8. A system, comprising:

a plurality of client devices;

network infrastructure that provides connection of client devices to remote web sites via Internet;

a server having a processor and one or more electronic storage media that stores code instructions that are executable on the processor;

a network activity monitor component that includes code segments, including the following code segments:

a first code segment configured to identify an encrypted client communication with a remote web site as being a search request;

a second code segment configured to identify one or more sites contacted by the user after the search request;

a third code segment configured to determine a search topic from one or more URLs associated with the one or more sites;

a fourth code segment configured to identify content to transmit to the user, said content related to the search topic.

9. The system as recited in claim 8, wherein the first code segment is further configured to identify an encrypted client communication with a remote web site as being a search request by identifying a possible search term from a portion of a URL associated with the remote web site.

10. The system as recited in claim 9, wherein the identifying a possible search term further comprises identifying a term in the URL that is an item of commerce.

11. The system as recited in claim 8, wherein the third code segment being configured to determine a search topic further comprises the third code segment being configured to identify a search topic from a name of a site host indicated in a URL.

12. The system as recited in claim 8, wherein the second code segment being configured to identify one or more sites contacted by the user further comprises the second code segment being configured to identify one or more sites contacted by the user within a pre-determined time period after the search request has been identified.

13. The system as recited in claim 8, wherein the first code segment being configured to identify an encrypted client communication with a remote web site as being a search request further comprises the first code segment being configured to recognize a URL to be a URL that is associated with a search engine.

14. The system as recited in claim 8, wherein the network infrastructure further comprises a cellular network infrastructure.

15. One or more computer-readable storage media including computer-executable instructions that, when executed by a computer, perform the following operations:

monitoring web site URLs navigated to by a network client;

identifying when the client performs a search on a web site;

identifying one or more web site URLs navigated to by the client after the client performs a search;

determining a search topic from a URL associated with one or more of the web sites navigated to by the client;

communicating content, directly or indirectly, with the client, said content related to the search topic.

16. The one or more computer-readable storage media as recited in claim 15, wherein the identifying when the client performs a search on a web site further comprises identifying when a web site URL includes a possible search term.

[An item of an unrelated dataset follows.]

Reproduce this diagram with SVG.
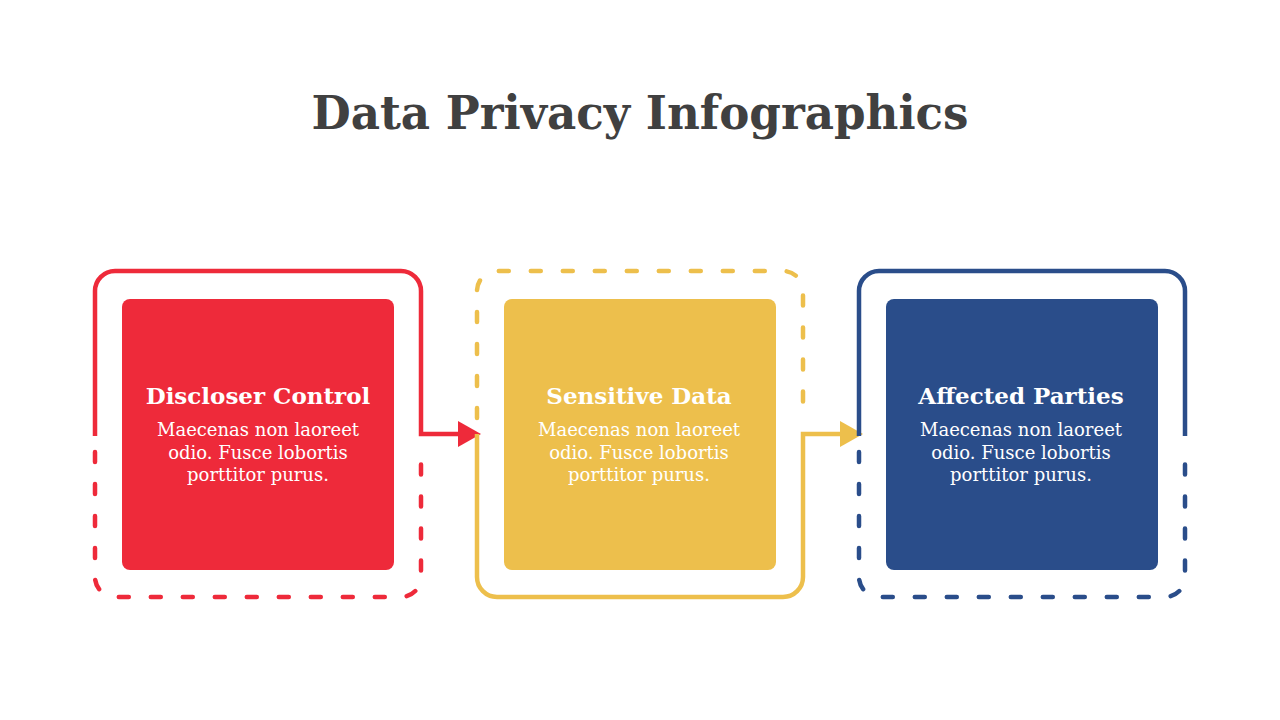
<svg xmlns="http://www.w3.org/2000/svg" width="1280" height="720" viewBox="0 0 1280 720">
<style>
.t{font-family:"DejaVu Serif","Liberation Serif",serif;fill:#fff;text-anchor:middle}
.h{font-size:23px;font-weight:bold}
.b{font-size:18px}
.ln{fill:none;stroke-width:4.5}
.d{stroke-dasharray:10 22;stroke-linecap:round}
</style>
<rect width="1280" height="720" fill="#fff"/>
<text x="640" y="129" font-family="DejaVu Serif, Liberation Serif, serif" font-weight="bold" font-size="46" fill="#404040" text-anchor="middle" textLength="657" lengthAdjust="spacingAndGlyphs">Data Privacy Infographics</text>
<g id="connectors">
<path class="ln" stroke="#EE2A3A" d="M95,436 V291 A20,20 0 0 1 115,271 H401 A20,20 0 0 1 421,291 V434 H460"/>
<polygon fill="#EE2A3A" points="458,421 481,434 458,447"/>
<path class="ln d" stroke="#EE2A3A" d="M95,452 V577 A20,20 0 0 0 115,597 H401 A20,20 0 0 0 421,577 V452"/>
<path class="ln" stroke="#EDBF4C" d="M477,434 V577 A20,20 0 0 0 497,597 H783 A20,20 0 0 0 803,577 V434 H842"/>
<polygon fill="#EDBF4C" points="840,421 863,434 840,447"/>
<path class="ln d" stroke="#EDBF4C" d="M477,418 V291 A20,20 0 0 1 497,271 H783 A20,20 0 0 1 803,291 V418"/>
<path class="ln" stroke="#2A4D8A" d="M859,436 V291 A20,20 0 0 1 879,271 H1165 A20,20 0 0 1 1185,291 V436"/>
<path class="ln d" stroke="#2A4D8A" d="M859,452 V577 A20,20 0 0 0 879,597 H1165 A20,20 0 0 0 1185,577 V452"/>
</g>
<g id="node1">
<rect x="122" y="299" width="272" height="271" rx="8" fill="#EE2A3A"/>
<text class="t h" x="258" y="404">Discloser Control</text>
<text class="t b" x="258" y="436">Maecenas non laoreet</text>
<text class="t b" x="258" y="459">odio. Fusce lobortis</text>
<text class="t b" x="258" y="481">porttitor purus.</text>
</g>
<g id="node2">
<rect x="504" y="299" width="272" height="271" rx="8" fill="#EDBF4C"/>
<text class="t h" x="639" y="404">Sensitive Data</text>
<text class="t b" x="639" y="436">Maecenas non laoreet</text>
<text class="t b" x="639" y="459">odio. Fusce lobortis</text>
<text class="t b" x="639" y="481">porttitor purus.</text>
</g>
<g id="node3">
<rect x="886" y="299" width="272" height="271" rx="8" fill="#2A4D8A"/>
<text class="t h" x="1021" y="404">Affected Parties</text>
<text class="t b" x="1021" y="436">Maecenas non laoreet</text>
<text class="t b" x="1021" y="459">odio. Fusce lobortis</text>
<text class="t b" x="1021" y="481">porttitor purus.</text>
</g>
</svg>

17. The one or more computer-readable storage media as recited in claim 16, wherein identifying when a web site URL includes a possible search term further comprises identifying a name of an item of commerce included in a web site URL.

18. The one or more computer-readable storage media as recited in claim 15, wherein the determining a search topic from a URL further comprises determining a search topic based on the name of a site host indicated in the URL.

19. The one or more computer-readable storage media as recited in claim 15, wherein the identifying one or more web site URLs navigated to by the client after the client performs a search is performed for a certain time period after the client performs the search.

20. The one or more computer-readable storage media as recited in claim 15, wherein the identifying when the client performs a search on a web site further comprises recognizing a URL that is associated with a search engine web site.